The Chinese-born Australian artist on the day he was detained and later deported from Beijing for daring to make art about China today
• Guo Jian: detained for refusing to abide by mass amnesia of Tiananmen

Artist Guo Jian: deported for creating art recalling the Tiananmen Square massacre. Photograph: Emerging Collective
Monday 3 November 2014 23.43 EST
Three days before the 25th anniversary of the Tiananmen Square massacre, Guo Jian gathered his friends for dinner. He was calling it his “last supper”, a joke his friends didn’t find too funny. Earlier that day, the 52-year-old had a haircut and cut his nails, motivated by a sense of foreboding that it might be a while before he’d have the opportunity to do so again.
The fear was well-founded. The Financial Times had published a lengthy interview with the Chinese-born Australian artist and art teacher that morning, in which he recounted taking part in China’s 1989 pro-democracy hunger strikes and the nightmarish, tragic massacre that followed. Also mentioned was an artwork Guo had been working on: a diorama of Tiananmen Square, mired by war, and then covered in pink, uncooked meat. The works had never left the privacy of his studio, but photos snapped by neighbours had begun circulating online.

Guo Jian’s Tiananmen Square
The artist’s diorama of an embattled Tiananmen Square. Photograph: Guo Jian
After dinner, Guo returned to his studio, situated on the furthest outskirts of Beijing in an artist village called Songzhuang. “I knew they were coming,” he tells me over the phone. “I looked around and thought: ‘what am I going to do with my studio?’ My mind was really empty. Waiting and waiting.”
It was a little before 1am when the bang on the door finally came. Guo – expecting just a few policeman – was greeted by 15 or 20 officers. They began questioning the artist about his artwork, which featured the Beijing landmark in a state of destruction. The artist tried to explain his inspiration for the work: a devouring urbanisation movement that required demolition of large swathes of the country – including sites of historical significance. Would Tiananmen Square be next?
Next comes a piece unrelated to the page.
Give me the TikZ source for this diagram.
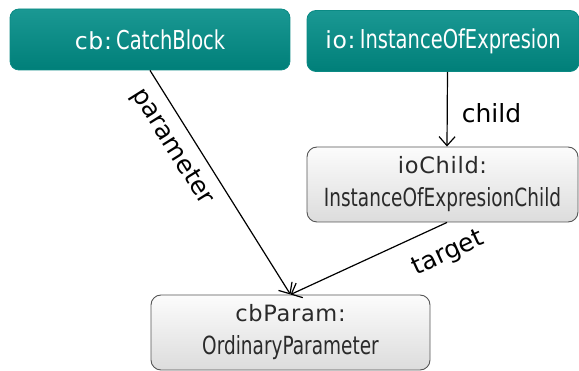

Guo’s piece draws on the visual similarities between a war zone and a demolished building. But all the officers saw was a work that seemed to condone terrorism, no small matter following a 2013 incident in which a car deliberately crashed into the entrance of the Forbidden City, near Tiananmen Square. They arrested the artist, who was still in his sleepwear, and took him to the local police station.
In the room they used for questioning there sat a single chair, the metal kind, with hand and leg cuffs. “I said, ‘I’m not going to sit there!’” Guo tells the story with a wry sense of how absurd his situation was. After officers told him it was the only chair available, Guo still refused. “I said, ‘I’m going to stand, I’m not a criminal’. So they found another chair. They were trying to scare me.”
Guo’s interrogation continued through the night, and he noticed that among the changing rota of officers were more than simply local police. There were officers from the Tongzhou security department, the Beijing city security bureau, and most serious of all, the Ministry of State Security – the country’s top intelligence and security agency. The officers would often film their questioning, and Guo began to suspect they were planning to frame him on the evening news.
True to his Chinese upbringing, Guo’s biggest fear suddenly became what his parents might think – or more specifically, the public humiliation they would face. Televised criminal confessions are extremely popular in China. “So I looked at the camera, with that look: ‘fuck off’. I don’t want them to know I’m scared or give them a chance to make me look like I’m confessing.”